Factbox: How strongly can Libya's oil rebound?

CAIRO (Reuters) - A blockade on Libya’s oil facilities has been partially lifted, allowing a gradual reopening of some ports and fields, but obstacles and uncertainties complicate a full recovery.

FILE PHOTO: A general view of pipelines at the Zueitina oil terminal in Zueitina, west of Benghazi April 7, 2014. To match LIBYA-OIL/ REUTERS/Esam Omran Al-Fetori/File Photo


The blockade on most of Libya’s oilfields and ports was imposed in January by Khalifa Haftar’s eastern-based Libyan National Army (LNA) and its allies.

The LNA was waging an offensive to take control of the capital, Tripoli, and said it wanted to stop misuse of revenue by armed factions that control the capital along with the Turkish-backed Government of National Accord (GNA).

It also drew on longstanding claims that Libya’s east - home to much of the country’s reserves - has not received its fair share of oil receipts.

Oil revenue has always been processed through the central bank in Tripoli, which pays public salaries across the country.

Factions that moved to eastern Libya in 2014 as part of a broader conflict have repeatedly tried and failed to sell oil independently.

The blockade was seen as a key bargaining chip for Haftar and his foreign backers, which include the United Arab Emirates, Egypt and Russia.


The LNA’s offensive on Tripoli collapsed in early June. It retreated eastwards but held on to Sirte, a gateway to Libya’s Oil Crescent and its four oil ports.

On Sept. 18 Haftar announced that the blockade would be lifted after the LNA struck a surprise deal brokered with the GNA’s Deputy Prime Minister Ahmed Maiteeg.

That followed increased lobbying from the United States and appeals from the U.N. mission as the economic impact of the blockade deepened and port closures caused worsening blackouts in eastern Libya.

Statements from both sides suggested that a joint committee would negotiate how to use the oil revenue after the restart.


The National Oil Corporation (NOC) has said it will restart facilities only where there is no armed presence.

For years the NOC has sought to neutralise a threat from local factions and the Petroleum Facilities Guard - a force that is meant to protect oil assets but also includes armed groups that have fickle loyalties and have blockaded facilities on occasions to press political demands.

The requirement for demilitarisation is complicated by a military build-up during and after the LNA’s Tripoli campaign, involving forces from both sides as well as foreign fighters and mercenaries from countries including Russia, Syria and Sudan.

The restart remains politically fragile because of fears in western Libya that the LNA could gain direct control over oil revenue, potentially using it to clear debt and pay fighters hired since 2014.

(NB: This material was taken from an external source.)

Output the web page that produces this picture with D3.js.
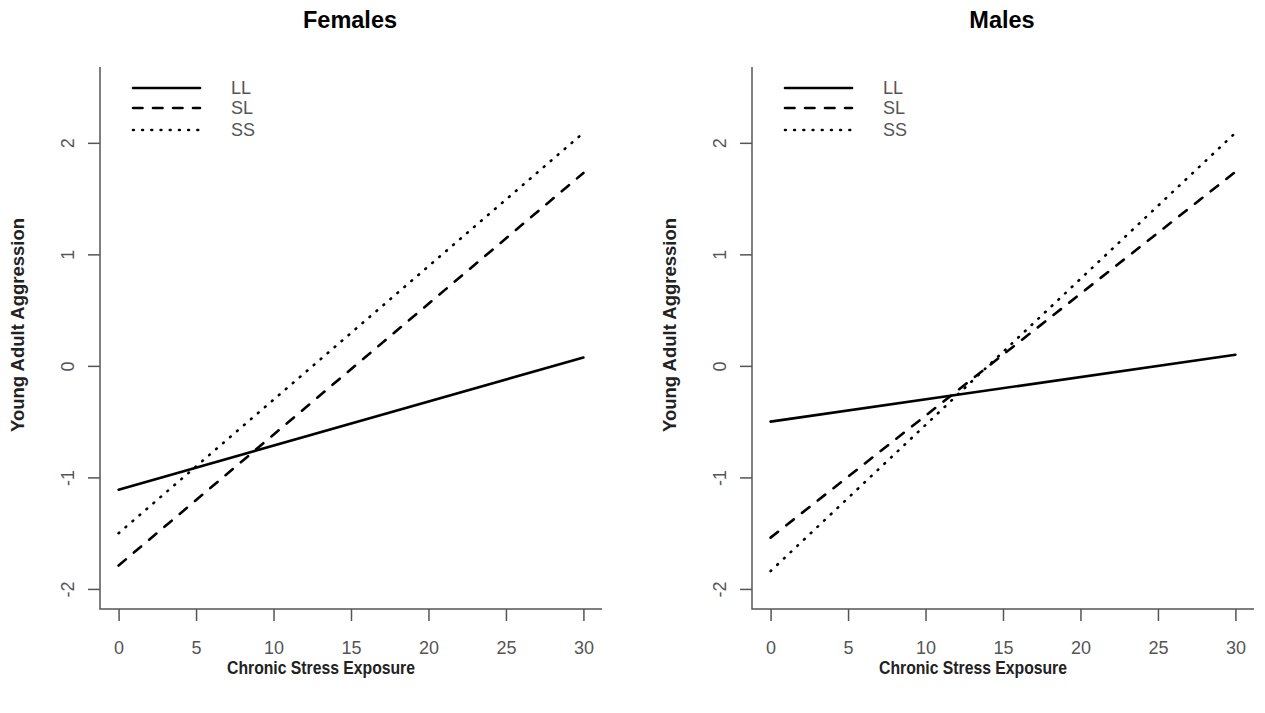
<!DOCTYPE html>
<html><head><meta charset="utf-8">
<script src="https://cdn.jsdelivr.net/npm/d3@7"></script>
<style>
body{margin:0;background:#fff;}
svg{display:block;}
</style></head>
<body>
<svg id="chart" width="1265" height="713"></svg>
<script>
const panels = ["Females", "Males"];
const groups = ["LL", "SL", "SS"];
const xEnds = [0, 30];
// values at stress = 0 and stress = 30
const femalesLL = [-1.11, 0.075];
const femalesSL = [-1.79, 1.73];
const femalesSS = [-1.50, 2.09];
const malesLL = [-0.50, 0.10];
const malesSL = [-1.54, 1.74];
const malesSS = [-1.84, 2.09];
const xTicks = [0, 5, 10, 15, 20, 25, 30];
const yTicks = [-2, -1, 0, 1, 2];
const xLabel = "Chronic Stress Exposure";
const yLabel = "Young Adult Aggression";

const panelData = {
  Females: [femalesLL, femalesSL, femalesSS],
  Males: [malesLL, malesSL, malesSS]
};
const dashes = {LL: null, SL: "9.5,10.5", SS: "0.8,8.4"};

const svg = d3.select("#chart");
const plotTop = 67, plotBottom = 609;
const lefts = [100, 752];
const plotW = 502;
const axisColor = "#555";
const tickTextColor = "#555";
const sans = "'Liberation Sans', Arial, sans-serif";

panels.forEach((name, pi) => {
  const left = lefts[pi];
  const x = d3.scaleLinear().domain([-1.2, 31.2]).range([left, left + plotW]);
  const y = d3.scaleLinear().domain([-2.18, 2.68]).range([plotBottom, plotTop]);
  const g = svg.append("g");

  // L-shaped box
  g.append("path")
    .attr("d", `M${left},${plotTop}V${plotBottom}H${left + plotW}`)
    .attr("fill", "none").attr("stroke", axisColor).attr("stroke-width", 1.5);

  // x axis ticks
  const xa = g.append("g").attr("transform", `translate(0,${plotBottom})`)
    .call(d3.axisBottom(x).tickValues(xTicks).tickSize(12).tickPadding(20).tickSizeOuter(0));
  xa.select(".domain").remove();
  xa.selectAll("line").attr("stroke", axisColor).attr("stroke-width", 1.5);
  xa.selectAll("text").attr("fill", tickTextColor).style("font-family", sans).style("font-size", "18px");

  // y axis ticks
  const ya = g.append("g").attr("transform", `translate(${left},0)`)
    .call(d3.axisLeft(y).tickValues(yTicks).tickSize(12).tickSizeOuter(0));
  ya.select(".domain").remove();
  ya.selectAll("line").attr("stroke", axisColor).attr("stroke-width", 1.5);
  ya.selectAll("text").remove();
  ya.selectAll(".tick").append("text")
    .attr("transform", `translate(-32,0) rotate(-90)`)
    .attr("text-anchor", "middle").attr("dy", "0.35em")
    .attr("fill", tickTextColor)
    .style("font-family", sans).style("font-size", "18px")
    .text(d => String(d));

  // lines
  const line = d3.line().x(d => x(d[0])).y(d => y(d[1]));
  panelData[name].forEach((vals, i) => {
    const pts = xEnds.map((xv, k) => [xv, vals[k]]);
    g.append("path").datum(pts)
      .attr("d", line)
      .attr("fill", "none").attr("stroke", "#000").attr("stroke-width", 2.6)
      .attr("stroke-linecap", "round")
      .attr("stroke-dasharray", dashes[groups[i]]);
  });

  // legend
  const lx0 = left + 33, lx1 = left + 100, ltx = left + 131;
  const ly = [88, 108, 130];
  groups.forEach((gname, i) => {
    g.append("line").attr("x1", lx0).attr("x2", lx1).attr("y1", ly[i]).attr("y2", ly[i])
      .attr("stroke", "#000").attr("stroke-width", 2.6).attr("stroke-linecap", "round")
      .attr("stroke-dasharray", dashes[gname]);
    g.append("text").attr("x", ltx).attr("y", ly[i]).attr("dy", "0.35em")
      .attr("fill", tickTextColor)
      .style("font-family", sans).style("font-size", "18px")
      .text(gname);
  });

  // title
  g.append("text").attr("x", left + plotW / 2 - 1).attr("y", 28)
    .attr("text-anchor", "middle").attr("fill", "#000")
    .style("font-family", sans)
    .style("font-weight", "bold").style("font-size", "23.5px")
    .text(name);

  // x label
  g.append("text")
    .attr("transform", `translate(${left + 221},674) scale(0.9,1)`)
    .attr("text-anchor", "middle").attr("fill", "#222")
    .style("font-family", sans)
    .style("font-weight", "bold").style("font-size", "17.5px")
    .text(xLabel);

  // y label
  g.append("text")
    .attr("transform", `translate(${left - 82},${325}) rotate(-90)`)
    .attr("text-anchor", "middle").attr("dy", "0.35em").attr("fill", "#222")
    .style("font-family", sans)
    .style("font-weight", "bold").style("font-size", "18.5px")
    .text(yLabel);
});
</script>
</body></html>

For now, money is being held in the NOC’s account at the Libyan Foreign Bank, pending political negotiations over a unity government and key institutions such as the central bank, diplomats and analysts say.

But that task has eluded U.N.-led mediators for the past six years. In the meantime, some foreign states have tried to sideline Haftar, but he remains the key power broker in the east and has said the blockade would be lifted initially for one month only.


The NOC said its initial target for the restart was 260,000 barrels per day (bpd), up from fewer than 100,000 bpd but a fraction of the more than 1 million bpd produced before the blockade.

Prior to Libya’s 2011 uprising and the turmoil that followed it was pumping 1.6 million bpd.

The NOC had ambitious plans to raise that to more than 2 million bpd, but years of conflict and blockades have cut off investment and left infrastructure degraded.


The state-run, Tripoli-based NOC controls all production and exports.

It operates joint ventures with international partners including Eni ENI.MI, Total TOTF.PA, Repsol REP.MC, OMV OMVV.VI, Equinor EQNR.OL, Hess Corp HES.N, ConocoPhillips COP.N and Wintershall.